We cannot build the Australia of tomorrow without delivering on our promise to the people who built the Australia of today. That's why at the centre of our aged care agenda in this budget there is a significant boost to residential aged care. Labor has already invested more than a billion dollars through the Aged Care Capital Assistance Program since 2022, and we're not stopping there. In response to the accommodation pricing review, we're building on our record investments to deliver more beds in the places that need them most, built in partnership with a sector that we're determined to keep strong and sustainable in the interests of every older Australian. These are 5,000 real beds every year for the parents and grandparents that raised each of us. It'll mean real jobs in care and in construction. It'll mean older Australians getting the care they need closer to home sooner. It'll have a particular focus on ensuring those who need financial support to get into appropriate aged care are never left behind.

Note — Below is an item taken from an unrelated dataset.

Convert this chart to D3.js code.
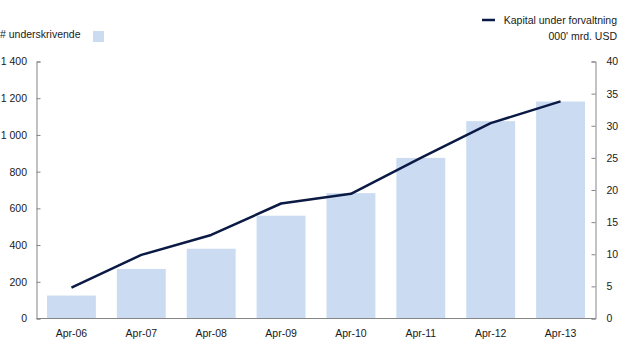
<!DOCTYPE html>
<html>
<head>
<meta charset="utf-8">
<script src="https://cdn.jsdelivr.net/npm/d3@7"></script>
<style>
  body { margin: 0; background: #fff; }
  text { font-family: "Liberation Sans", Arial, sans-serif; font-size: 10.5px; fill: #1a1a1a; }
</style>
</head>
<body>
<svg></svg>
<script>
const categories = ['Apr-06','Apr-07','Apr-08','Apr-09','Apr-10','Apr-11','Apr-12','Apr-13'];
const underwriters = [125, 270, 380, 560, 683, 875, 1075, 1182];
const capital = [4.8, 9.9, 13.0, 17.9, 19.4, 25.0, 30.4, 33.8];
const leftTicks = [0, 200, 400, 600, 800, 1000, 1200, 1400];
const rightTicks = [0, 5, 10, 15, 20, 25, 30, 35, 40];

const width = 620, height = 354;
const plotLeft = 36.5, plotRight = 595.5, plotTop = 61.5, plotBottom = 318.5;
const axisColor = '#858585';
const barColor = '#cbdcf2';
const lineColor = '#0b1a45';
const fontSize = '10.5px';

var svg = d3.select('svg').attr('width', width).attr('height', height);

var x = d3.scaleBand().domain(categories).range([plotLeft, plotRight]).paddingInner(0.3).paddingOuter(0.15);
var yLeft = d3.scaleLinear().domain([0, 1400]).range([plotBottom, plotTop]);
var yRight = d3.scaleLinear().domain([0, 40]).range([plotBottom, plotTop]);

// bars
svg.append('g').selectAll('rect')
  .data(categories)
  .enter().append('rect')
  .attr('x', d => x(d))
  .attr('y', (d, i) => yLeft(underwriters[i]))
  .attr('width', x.bandwidth())
  .attr('height', (d, i) => plotBottom - yLeft(underwriters[i]))
  .style('fill', barColor);

// line
var line = d3.line()
  .x((d, i) => x(categories[i]) + x.bandwidth() / 2)
  .y(d => yRight(d));
svg.append('path')
  .datum(capital)
  .attr('d', line)
  .style('fill', 'none')
  .style('stroke', lineColor)
  .style('stroke-width', 2.5)
  .style('stroke-linejoin', 'round');

// left axis
var leftAxis = svg.append('g')
  .attr('transform', 'translate(' + plotLeft + ',0)')
  .call(d3.axisRight(yLeft).tickValues(leftTicks).tickSize(4).tickSizeOuter(4)
    .tickFormat(d => d3.format(',')(d).replace(',', ' ')));
leftAxis.selectAll('text').attr('x', -9.5).style('text-anchor', 'end');

// right axis
var rightAxis = svg.append('g')
  .attr('transform', 'translate(' + plotRight + ',0)')
  .call(d3.axisLeft(yRight).tickValues(rightTicks).tickSize(4).tickSizeOuter(4));
rightAxis.selectAll('text').attr('x', 11).style('text-anchor', 'start');

// bottom axis
var bottomAxis = svg.append('g')
  .attr('transform', 'translate(0,' + plotBottom + ')')
  .call(d3.axisBottom(x).tickSize(0).tickSizeOuter(0));
bottomAxis.selectAll('text').attr('y', 11);
bottomAxis.select('.domain').attr('d', 'M' + plotLeft + ',0H' + plotRight);

svg.selectAll('.domain').style('stroke', axisColor);
svg.selectAll('.tick line').style('stroke', axisColor);
svg.selectAll('.tick text').style('font-family', '"Liberation Sans", Arial, sans-serif').style('font-size', fontSize).style('fill', '#1a1a1a');

// legend
svg.append('text').attr('x', 0).attr('y', 38).text('# underskrivende');
svg.append('rect').attr('x', 93).attr('y', 31).attr('width', 11).attr('height', 11).style('fill', barColor);

svg.append('line').attr('x1', 482).attr('x2', 495).attr('y1', 20).attr('y2', 20)
  .style('stroke', lineColor).style('stroke-width', 2.5);
svg.append('text').attr('x', 617).attr('y', 24).style('text-anchor', 'end').text('Kapital under forvaltning');
svg.append('text').attr('x', 617).attr('y', 40).style('text-anchor', 'end').text("000' mrd. USD");
</script>
</body>
</html>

This is a budget that lives Labor's values. First Nations elders who have received Stolen Generations redress payments will no longer have those payments counted against them in residential aged care means assessments. That's the right thing to do. This budget will continue our work to make sure that more Australians can age at home with dignity, purpose and quality care. No older Australian with a place in the Support at Home program will be out of pocket for help with showering, dressing or continence care. We'll extend care for older Australians in the final weeks of their lives, giving them continuity and certainty so they can focus on precious moments with their loved ones.
This is what a responsible, ambitious budget looks like. It builds on our generational reforms and record-breaking investments in aged care. It shows we've listened to older Australians, to their families, to workers and to providers. And it delivers on our promise to build a fairer and more compassionate aged-care system that every Australian can trust. It is one more step in this Labor government's careful, considered work of building an aged-care system worthy of the Australians who rely on it every single day.